Just to clarify: by "this change" you refer to the change in the patch
or the change suggested in the comment?


        Stefan





Information forwarded to bug-gnu-emacs <at> gnu.org:
bug#56469; Package emacs. (Sat, 09 Jul 2022 18:54:01 GMT) Full text and rfc822 format available.

Message #14 received at 56469 <at> debbugs.gnu.org (full text, mbox):

From: Eli Zaretskii <eliz <at> gnu.org>
To: Stefan Monnier <monnier <at> iro.umontreal.ca>
Cc: 56469 <at> debbugs.gnu.org
Subject: Re: bug#56469: 29.0.50; Unibyte dir in directory_files_internal
Date: Sat, 09 Jul 2022 21:53:25 +0300
> From: Stefan Monnier <monnier <at> iro.umontreal.ca>
> Cc: 56469 <at> debbugs.gnu.org
> Date: Sat, 09 Jul 2022 14:20:37 -0400
> 
> >> I suggest the patch below.  In a comment I suggest we don't try to use
> >> unibyte strings when a multibyte string would work as well.  This is
> >> because for those ASCII-only strings, it's cheaper to test bytes==chars
> >> to (re)discover that they are ASCII-only (when they're multibyte) than
> >> having to loop through the bytes (when they're unibyte).
> >
> > Please bootstrap Emacs in a directory with such a name, and if that
> > works, I'm okay with installing this change.
> 
> Just to clarify: by "this change" you refer to the change in the patch
> or the change suggested in the comment?

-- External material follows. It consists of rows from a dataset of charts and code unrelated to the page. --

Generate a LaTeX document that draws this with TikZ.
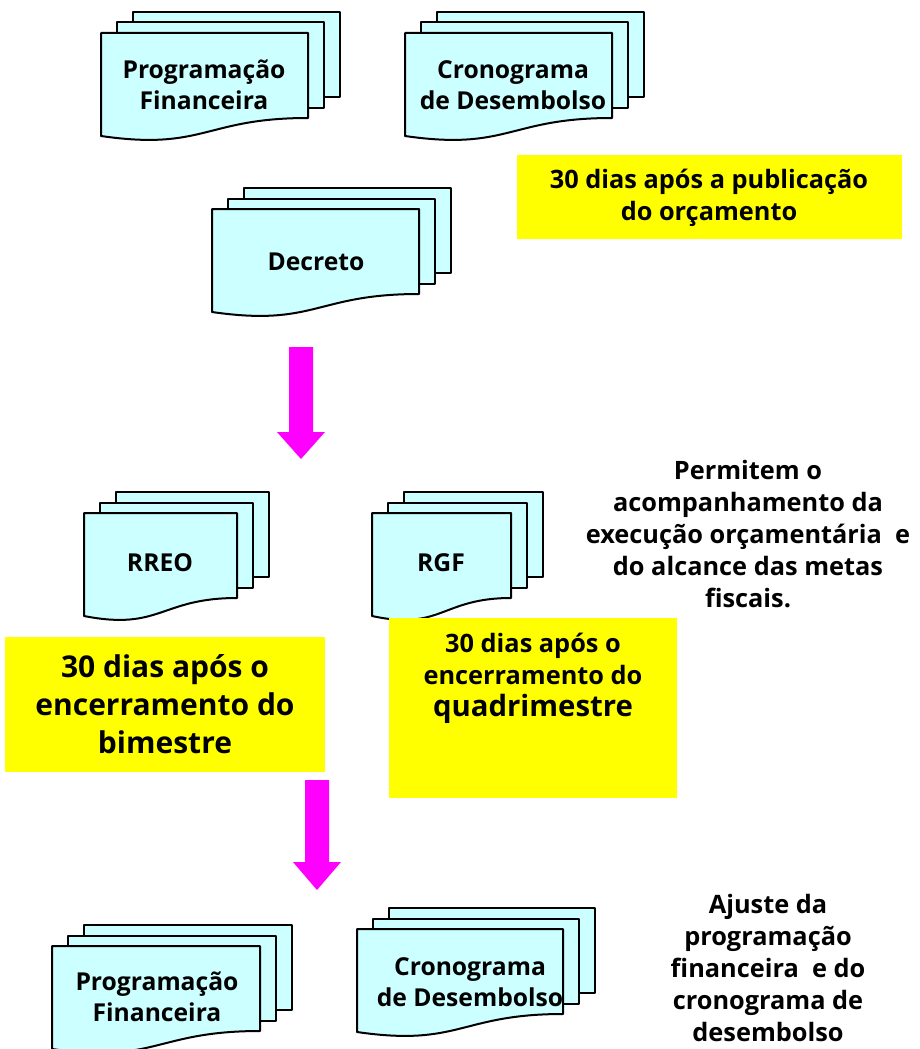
\documentclass[tikz,border=0pt]{standalone}
\usepackage{fontspec}
\setmainfont{Open Sans}

\definecolor{doccyan}{RGB}{204,255,255}
\definecolor{notayellow}{RGB}{255,255,0}
\definecolor{setamagenta}{RGB}{255,0,255}

\tikzset{every picture/.style={line width=0.75pt}}
\tikzset{
  page/.style={draw=black, fill=doccyan, line width=1.5pt, line join=round},
  doctext/.style={align=center, font=\bfseries\fontsize{18.5}{23}\selectfont},
  notatext/.style={align=center, font=\bfseries\fontsize{19}{24}\selectfont},
  bigtext/.style={align=center, font=\bfseries\fontsize{22.5}{28.5}\selectfont}
}

% stack of three pages: #1,#2 = top left of front page, #3 = width
\newcommand{\pilhadoc}[3]{%
  \draw[page] ({#1+32},{#2-21}) rectangle ++(#3,85);
  \draw[page] ({#1+16},{#2-10.5}) rectangle ++(#3,85);
  \draw[page] (#1,#2) -- ++(#3,0) -- ++(0,85) .. controls +({-#3/2},0) and +({#3/2},15) .. (#1,{#2+103}) -- cycle;
}

\begin{document}
\begin{tikzpicture}[x=0.75pt,y=0.75pt,yscale=-1,xscale=1]
                            \useasboundingbox (0,0) rectangle (920,1049);
                            \clip (0,0) rectangle (920,1049);
                            \fill[white] (0,0) rectangle (920,1049);

                            %Shape: Multidocument [top row]
                            \pilhadoc{101}{33}{207}
                            \pilhadoc{405}{33}{207}
                            %Shape: Multidocument [decreto]
                            \pilhadoc{212}{209}{207}
                            %Shape: Multidocument [relatorios]
                            \pilhadoc{84}{513}{153}
                            \pilhadoc{372}{513}{139}
                            %Shape: Multidocument [bottom row]
                            \pilhadoc{52}{946}{208}
                            \pilhadoc{357}{929}{206}

                            %Shape: Rectangle [notes]
                            \fill[notayellow] (517,155) rectangle (902,239);
                            \fill[notayellow] (5,637) rectangle (325,772);
                            \fill[notayellow] (389,618) rectangle (677,798);

                            %Shape: Down Arrow
                            \fill[setamagenta] (289,347) -- (313,347) -- (313,432) -- (325,432) -- (301,459) -- (277,432) -- (289,432) -- cycle;
                            %Shape: Down Arrow
                            \fill[setamagenta] (305,780) -- (329,780) -- (329,862) -- (341,862) -- (317,890) -- (293,862) -- (305,862) -- cycle;

                            % Text Node
                            \draw (204,85) node (progfin) [doctext] {Programação\\Financeira};
                            % Text Node
                            \draw (513,85) node (cronodes) [doctext] {Cronograma\\de Desembolso};
                            % Text Node
                            \draw (709,198) node (prazoorc) [notatext] {30 dias após a publicação\\do orçamento};
                            % Text Node
                            \draw (316,262) node (decreto) [doctext] {Decreto};
                            % Text Node
                            \draw (160,563) node (rreo) [doctext] {RREO};
                            % Text Node
                            \draw (441,563) node (rgf) [doctext] {RGF};
                            % Text Node
                            \draw (748,534) node (permitem) [notatext] {Permitem o\\acompanhamento da\\execução orçamentária~ e\\do alcance das metas\\fiscais.};
                            % Text Node
                            \draw (165,704) node (prazobim) [bigtext] {30 dias após o\\encerramento do\\bimestre};
                            % Text Node
                            \draw (533,678) node (prazoquad) [notatext] {30 dias após o\\encerramento do\\{\fontsize{22}{24}\selectfont quadrimestre}};
                            % Text Node
                            \draw (157,997) node (progfinb) [doctext] {Programação\\Financeira};
                            % Text Node
                            \draw (470,982) node (cronodesb) [doctext] {Cronograma\\de Desembolso};
                            % Text Node
                            \draw (768,968) node (ajuste) [notatext] {Ajuste da\\programação\\financeira~ e do\\cronograma de\\desembolso};

                        \end{tikzpicture}
\end{document}
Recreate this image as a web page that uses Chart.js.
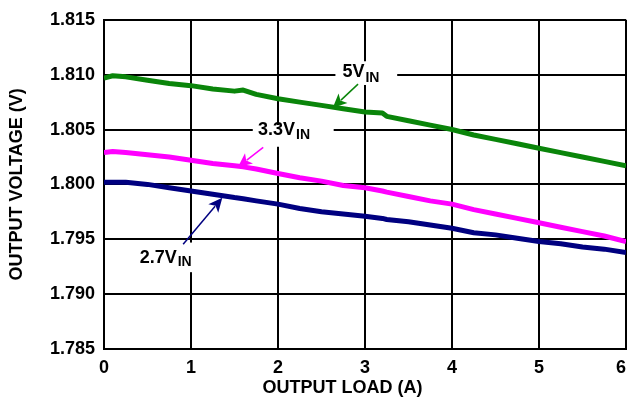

I meant the patch.  The comment I didn't understand at all.  It seemed
to be unrelated to the code and the change you were proposing.




Added tag(s) patch. Request was from Stefan Kangas <stefan <at> marxist.se> to control <at> debbugs.gnu.org. (Sun, 10 Jul 2022 02:24:01 GMT) Full text and rfc822 format available.

Information forwarded to bug-gnu-emacs <at> gnu.org:
bug#56469; Package emacs. (Sun, 10 Jul 2022 14:24:01 GMT) Full text and rfc822 format available.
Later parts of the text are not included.